Como o mausoléu definitivo
ainda não estava pronto, os restos mortais ficaram provisoriamente depositados
na Matriz, até que se concluísse a construção do túmulo no Sítio Floresta, em
1955, quase nove meses após a chegada, ao lado do monumento que havia sido
erguido em 1909, justamente sobre as ruínas da casa onde Nísia residiu. Esse
monumento foi erguido para se comemorar o centenário do seu nascimento, embora
que adiantaram um ano, tendo em vista que ela nasceu em 1810.
Outras instituições fizeram-se presentes: a imprensa local e regional, jornais do Rio Grande do Norte e de Pernambuco cobriram o evento, relatos destacam o envolvimento de cidadãos, associações culturais e entidades religiosas.
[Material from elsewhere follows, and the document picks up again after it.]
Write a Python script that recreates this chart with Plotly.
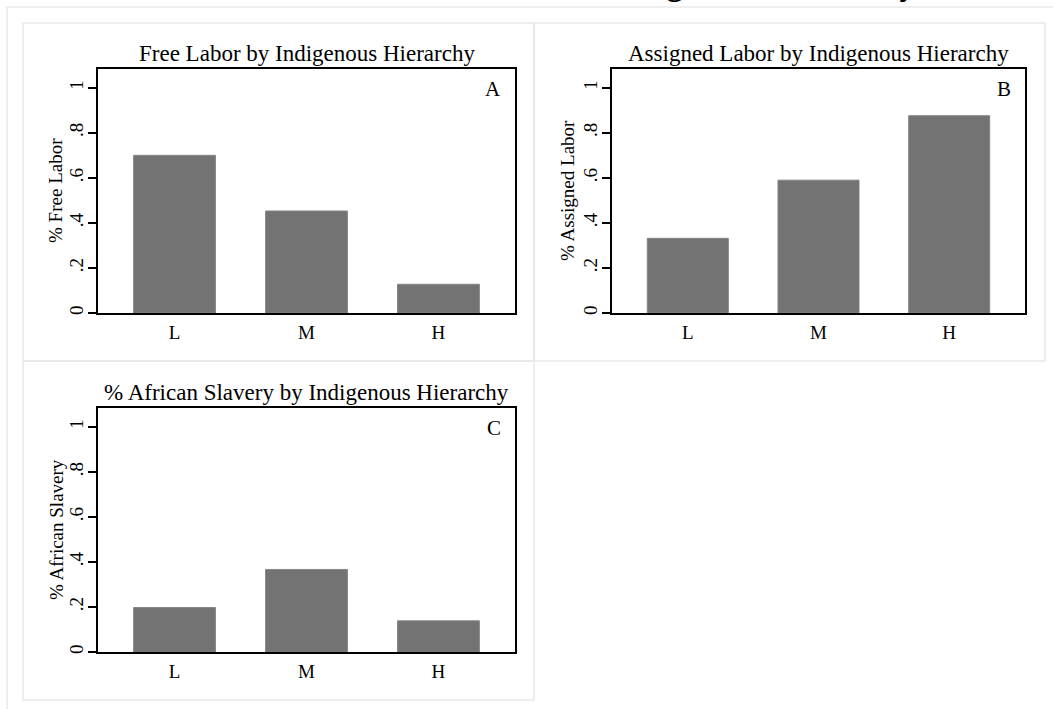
import plotly.graph_objects as go

# Share of each labor regime across levels of indigenous hierarchy
categories = ["L", "M", "H"]
free_labor = [0.70, 0.453, 0.128]
assigned_labor = [0.332, 0.59, 0.876]
african_slavery = [0.198, 0.367, 0.139]

panel_titles = [
    "Free Labor by Indigenous Hierarchy",
    "Assigned Labor by Indigenous Hierarchy",
    "% African Slavery by Indigenous Hierarchy",
]
y_titles = ["% Free Labor", "% Assigned Labor", "% African Slavery"]
panel_letters = ["A", "B", "C"]
y_ticks = [0, 0.2, 0.4, 0.6, 0.8, 1]
y_tick_text = ["0", ".2", ".4", ".6", ".8", "1"]
main_title = "Labor Institutions and Indigenous Hierarchy"

W, H = 1053, 709
SERIF = "Liberation Serif, Times New Roman, serif"
BAR = "#737373"
FRAME = "#e9e9e9"


def fx(px):
    return px / W


def fy(py):
    return 1 - py / H


# plot boxes in pixels: (left, right, top, bottom)
boxes = [(98, 515, 69, 314), (612, 1025, 69, 314), (98, 515, 409, 654)]
# light panel frames: (left, right, top, bottom)
frames = [(23, 534, 23, 362), (534, 1045, 23, 362), (23, 534, 362, 702)]
# horizontal centre of each rotated y-axis title
ytitle_x = [56, 568, 56]

series = [free_labor, assigned_labor, african_slavery]

fig = go.Figure()
layout = dict(
    width=W, height=H,
    margin=dict(l=0, r=0, t=0, b=0),
    paper_bgcolor="white", plot_bgcolor="white",
    showlegend=False,
    font=dict(family=SERIF, color="black", size=18),
    annotations=[], shapes=[],
)

# outer graph frame
layout["shapes"].append(dict(type="rect", xref="paper", yref="paper",
                             x0=fx(7), x1=fx(1062), y0=fy(720), y1=fy(7),
                             line=dict(color=FRAME, width=1.5), layer="below"))

for i in range(3):
    n = "" if i == 0 else str(i + 1)
    l, r, t, b = boxes[i]
    fl, fr, ft, fb = frames[i]
    layout["shapes"].append(dict(type="rect", xref="paper", yref="paper",
                                 x0=fx(fl), x1=fx(fr), y0=fy(fb), y1=fy(ft),
                                 line=dict(color=FRAME, width=1.5), layer="below"))
    fig.add_trace(go.Bar(
        x=categories, y=series[i], width=0.62,
        marker=dict(color=BAR, line=dict(color="#858585", width=1)),
        xaxis="x" + n, yaxis="y" + n, hoverinfo="x+y",
    ))
    layout["xaxis" + n] = dict(
        domain=[fx(l), fx(r)], anchor="y" + n,
        range=[-0.58, 2.58], type="category",
        showline=True, linecolor="black", linewidth=2, mirror=True,
        ticks="", showgrid=False, zeroline=False,
        tickfont=dict(family=SERIF, size=19), ticklabelstandoff=1,
    )
    layout["yaxis" + n] = dict(
        domain=[fy(b), fy(t)], anchor="x" + n,
        range=[0, 1.084],
        tickvals=y_ticks, ticktext=y_tick_text, tickangle=-90,
        ticks="outside", ticklen=8, tickwidth=1.5, tickcolor="black",
        showline=True, linecolor="black", linewidth=2, mirror=True,
        showgrid=False, zeroline=False,
        tickfont=dict(family=SERIF, size=19), ticklabelstandoff=-3,
    )
    # y-axis title
    layout["annotations"].append(dict(
        text=y_titles[i], xref="paper", yref="paper", textangle=-90,
        x=fx(ytitle_x[i]), y=fy((t + b) / 2), xanchor="center", yanchor="middle",
        showarrow=False, font=dict(family=SERIF, size=19),
    ))
    # panel title
    layout["annotations"].append(dict(
        text=panel_titles[i], xref="paper", yref="paper",
        x=fx((l + r) / 2), y=fy(t - 15), xanchor="center", yanchor="middle",
        showarrow=False, font=dict(family=SERIF, size=23),
    ))
    # panel letter
    layout["annotations"].append(dict(
        text=panel_letters[i], xref="paper", yref="paper",
        x=fx(r - 12), y=fy(t + 20), xanchor="right", yanchor="middle",
        showarrow=False, font=dict(family=SERIF, size=21),
    ))

# overall title, mostly above the visible page
layout["annotations"].append(dict(
    text="<b>" + main_title + "</b>", xref="paper", yref="paper",
    x=fx(919), y=fy(4.5), xanchor="right", yanchor="bottom",
    showarrow=False, font=dict(family=SERIF, size=33),
))

fig.update_layout(**layout)
fig.write_html("out.html")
Aviões sobrevoaram o local do cortejo, em Nísia Floresta, despejando panfletos com o retrato de Nísia Floresta e sua biografia preparada por Luís da Câmara Cascudo (1898-1986).
A
recepção não foi só de autoridades, mas de professores, estudantes, moradores
das comunidades rurais próximas, que vieram às ruas para saudar o corpo da
escritora que, décadas antes, havia deixado sua terra para viver entre
realidades de ‘exílio’ e inovação intelectual.
Esse conjunto de momentos - a chegada
conturbada a Recife, a consagração pública em Natal, a emoção em Nísia Floresta
- representa mais do que uma simples cerimônia: simboliza o retorno de algo
muito maior do que restos mortais. É o regresso da voz de uma mulher que falou
de igualdade, liberdade e educação quando ainda poucos se atreviam, é a
coroação de sua memória com o reconhecimento coletivo.